In A Patriotic Man, an illegal blood transfusion donor (Martti Suosalo) becomes so drunk in lust with the Winter Olympic athlete he’s performance-enhancing (Pamela Tola) that his old loosely-held values get trampled underfoot. The last notable example of a film intertwining the absurdly posing statehood of the Games and the baseness of its players is last year’s Foxcatcher, and the idea of a film actively mining for farce rather than masking it in austere navel-gazing would make Man a more tempting proposition. Even divorced from that comparison, Man has neither the focus nor the energy that might make its circus of backdoor power grabs interesting.
It’s hard to blame writer-director Arto Halonen for attacking such a novel premise, but in his excitement to cut to the chase he turns the opening act around too quickly to allow for meaningful purchase on his main character. Toivo (Suosalo) is an unemployed schlub who spends time watching national tournaments unfold through a cathode-ray TV, which is a detail of a 1980s period setting kept conspicuously vague, probably to minimise the copyrighted Games branding. A routine doctor’s visit lands him under the gaze of the Finnish ski team’s medical insider (Kari Ketonen), who spies rare qualities in his vital fluid and coerces him into becoming a human reserve for his home country, which is badly lagging on the world stage. Besides sections that see Toivo flirting and falling in love with star athlete Aino (Tola) at the expense of his bitter midwife partner (Prijo Lonka), the rest of the film is a revolving door of weird and not wonderful characters telling Toivo what is happening in their scheme to place Finland with the rest of the international pack. The constant through all the mild chaos is Toivo’s sluggish indifference, vaguely charming at first with Suosalo’s mannerisms and quickly maddening when the plot takes on its own heedlessness.
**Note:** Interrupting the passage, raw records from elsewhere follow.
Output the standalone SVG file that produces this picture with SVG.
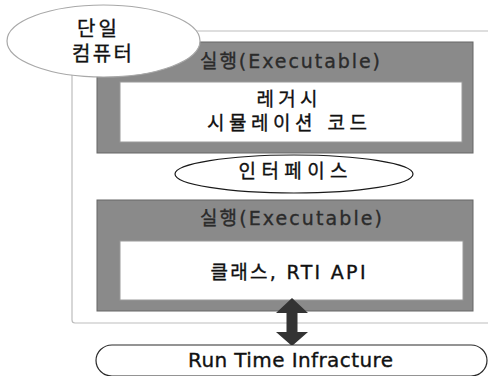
<svg xmlns="http://www.w3.org/2000/svg" width="488" height="376" viewBox="0 0 488 376">
  <style>
    text { font-family: "DejaVu Sans", "Noto Sans CJK KR", sans-serif; text-anchor: middle; }
    .label { font-size: 19px; fill: #111; stroke: #111; stroke-width: 0.35px; }
    .head { font-size: 19px; fill: #2b2b2b; stroke: #2b2b2b; stroke-width: 0.35px; }
    .exec { fill: #8a8a8a; stroke: #666666; stroke-width: 1; }
    .inner { fill: #ffffff; stroke: #9a9a9a; stroke-width: 1; }
    .bubble { fill: #ffffff; stroke: #1a1a1a; stroke-width: 1.2; }
  </style>

  <!-- single-computer boundary -->
  <rect id="boundary" x="72" y="31" width="430" height="292" rx="3" fill="#ffffff" stroke="#bdbdbd" stroke-width="1.2"/>

  <!-- upper executable: legacy simulation code -->
  <g id="exec-legacy">
    <rect class="exec" x="97" y="42" width="376" height="111"/>
    <text class="head" x="290" y="68" textLength="180" lengthAdjust="spacing">실행(Executable)</text>
    <rect class="inner" x="120" y="82" width="342" height="60"/>
    <text class="label" x="287" y="106" textLength="61" lengthAdjust="spacing">레거시</text>
    <text class="label" x="287" y="130" textLength="160" lengthAdjust="spacing">시뮬레이션 코드</text>
  </g>

  <!-- interface between the two executables -->
  <g id="interface">
    <ellipse class="bubble" cx="294" cy="174" rx="119" ry="19"/>
    <text class="label" x="293" y="178" textLength="109" lengthAdjust="spacing">인터페이스</text>
  </g>

  <!-- lower executable: classes and RTI API -->
  <g id="exec-rti">
    <rect class="exec" x="97" y="200" width="376" height="111"/>
    <text class="head" x="291" y="225" textLength="182" lengthAdjust="spacing">실행(Executable)</text>
    <rect class="inner" x="120" y="241" width="343" height="59"/>
    <text class="label" x="288" y="279" textLength="155" lengthAdjust="spacing">클래스, RTI API</text>
  </g>

  <!-- computer label bubble -->
  <g id="computer">
    <ellipse cx="103.5" cy="41" rx="96.5" ry="36" fill="#ffffff" stroke="#a8a8a8" stroke-width="1.2"/>
    <text class="label" x="97" y="36" style="font-size:20px" textLength="40" lengthAdjust="spacing">단일</text>
    <text class="label" x="102" y="61" style="font-size:20px" textLength="60" lengthAdjust="spacing">컴퓨터</text>
  </g>

  <!-- connectors -->
  <g id="connectors">
    <polygon points="292,298 308,313 297.5,313 297.5,332 308,332 292,346 276,332 286.5,332 286.5,313 276,313" fill="#333333"/>
  </g>

  <!-- run time infrastructure -->
  <g id="rti">
    <rect x="96" y="345" width="391" height="31" rx="16" fill="#ffffff" stroke="#2a2a2a" stroke-width="1.2"/>
    <text class="label" x="290.5" y="367" style="font-size:20px" textLength="205" lengthAdjust="spacing">Run Time Infracture</text>
  </g>
</svg>
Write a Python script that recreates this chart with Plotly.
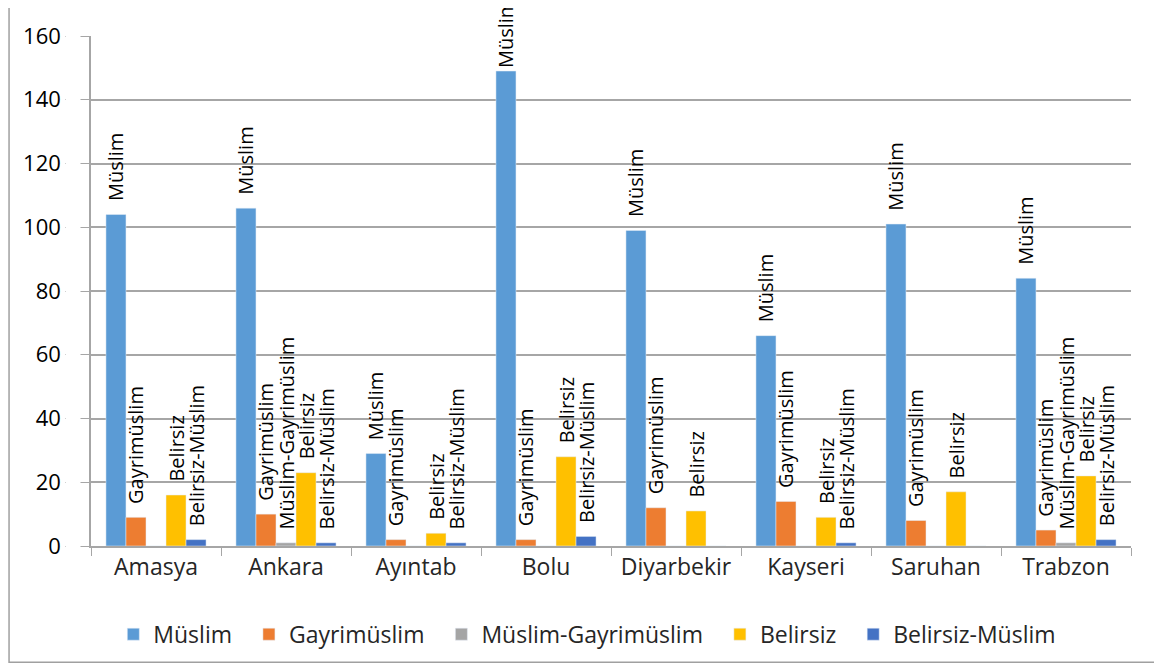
import plotly.graph_objects as go

categories = ["Amasya", "Ankara", "Ayıntab", "Bolu", "Diyarbekir", "Kayseri", "Saruhan", "Trabzon"]
series_names = ["Müslim", "Gayrimüslim", "Müslim-Gayrimüslim", "Belirsiz", "Belirsiz-Müslim"]
muslim = [104, 106, 29, 149, 99, 66, 101, 84]
gayrimuslim = [9, 10, 2, 2, 12, 14, 8, 5]
muslim_gayrimuslim = [0, 1, 0, 0, 0, 0, 0, 1]
belirsiz = [16, 23, 4, 28, 11, 9, 17, 22]
belirsiz_muslim = [2, 1, 1, 3, 0, 1, 0, 2]
colors = ["#5B9BD5", "#ED7D31", "#A5A5A5", "#FFC000", "#4472C4"]
y_ticks = [0, 20, 40, 60, 80, 100, 120, 140, 160]

all_series = [muslim, gayrimuslim, muslim_gayrimuslim, belirsiz, belirsiz_muslim]
FONT = "Open Sans"
Y_MAX = 160

def label(name, v):
    if v <= 0:
        return ""
    # labels of bars reaching near the top sit tight on the bar (no padding)
    pad = "" if v > 0.9 * Y_MAX else "\u00a0\u00a0"
    return pad + name

fig = go.Figure()
for name, vals, col in zip(series_names, all_series, colors):
    fig.add_trace(go.Bar(
        x=categories, y=vals, name=name + "\u00a0\u00a0", marker_color=col,
        text=[label(name, v) for v in vals],
        textposition="outside", textangle=-90, constraintext="none",
        textfont=dict(family=FONT, size=20, color="#000000"),
        cliponaxis=False,
    ))

# page body has an 8px margin: figure coordinates = screen coordinates - 8
fig.update_layout(
    width=1154, height=661,
    paper_bgcolor="white", plot_bgcolor="white",
    margin=dict(l=83, r=31, t=25, b=123),
    barmode="group", bargap=0.23, bargroupgap=0,
    font=dict(family=FONT, color="#404040"),
    legend=dict(orientation="h", x=0.483, xanchor="center", y=-0.173, yanchor="middle",
                font=dict(family=FONT, size=23, color="#262626"), itemwidth=30,
                traceorder="normal"),
    showlegend=True,
    shapes=[
        dict(type="rect", xref="paper", yref="paper", x0=-0.0788, x1=1.025,
             y0=-0.228, y1=1.0565, line=dict(color="#A0A0A0", width=1.5),
             fillcolor="rgba(0,0,0,0)", layer="below"),
        # white gap between the y tick labels and the short tick stubs
        dict(type="rect", xref="paper", yref="paper", x0=-0.0245, x1=-0.0101,
             y0=-0.02, y1=1.02, line=dict(width=0), fillcolor="white", layer="above"),
    ],
)
fig.update_xaxes(showline=True, linecolor="#A6A6A6", linewidth=1.5,
                 ticks="outside", tickson="boundaries", ticklen=8, tickcolor="#A6A6A6",
                 tickfont=dict(family=FONT, size=23, color="#262626"), showgrid=False)
fig.update_yaxes(range=[0, Y_MAX], tickvals=y_ticks,
                 showline=True, linecolor="#A6A6A6",
                 linewidth=1.5, showgrid=True, gridcolor="#A6A6A6", gridwidth=1.5,
                 ticks="outside", ticklen=24, tickcolor="#A6A6A6", zeroline=False,
                 tickfont=dict(family=FONT, size=22, color="#000000"))

fig.write_html("out.html")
The film is paced slovenly, even at 90 minutes, and that’s no fault of the performances since Suosalo, Tola and Lonka mine as much credibility out of their beleaguered lead characters as they can. It is more down to Halonen’s flat aesthetic choices; many scenes are bathed in white mist from outdoors, possibly to make the discussions feel like skulkings backstage of the main event, but this becomes a tedious blanket approach applied even to scenes that don’t really call for a feeling of surreptitiousness. The few times he breaks this is to set the camera on a dolly and roll past a kind of pale in Toivo’s world (e.g. a slow approach to criminal benefactors in a nightclub, a fly-through of an Olympic ring at the Opening Ceremony) though the insipid, overly complicated story gives us no meaningful contrast between the two worlds Toivo soon has feet, and bags of vital fluids, in. Making matters worse is an editing scheme that wanders through satirical masculinity-complex territory that Force Majeure scorched last year, with flat conversations, awkward cut-offs and a sex scene neon-lit in its abjection. The comparison is unshakeable with the wintry setting, and while Halonen’s effort pre-dates Majeure by a year, he and DOP Hannu-Pekka Vitikainen’s choices fall flat regardless.
The weak attempts at humour, capped with a surprisingly endearing deployment of Boney M’s “Rivers of Babylon”, wouldn’t flail so much if not for the ongoing determination to land a satirical blow. “It’s an ugly game,” says one of Toivo’s unpleasant teammates. “We count the bodies later.” A Patriotic Man’s biggest failing is that it hasn’t got the steely, murderous energy that a line like that intones, even when an uber-patriot (Janne Reinikainen) asks Toivo if he truly is the film’s namesake. Dialogue gestures towards the savagery of what they are doing in Finland’s name, while the score’s melodramatic piano stings suggest a pale imitation of camp that might trivialise it, and the film runs out the clock veering listlessly between such modes. Among the staid exchanges that Halonen keenly reminds us in a pre-title card as being both fictional and inspired by real events. He seems to invite that age-old discussion about the balance between historical credibility and artistic license, but the end result isn’t nearly imperative enough to earn that.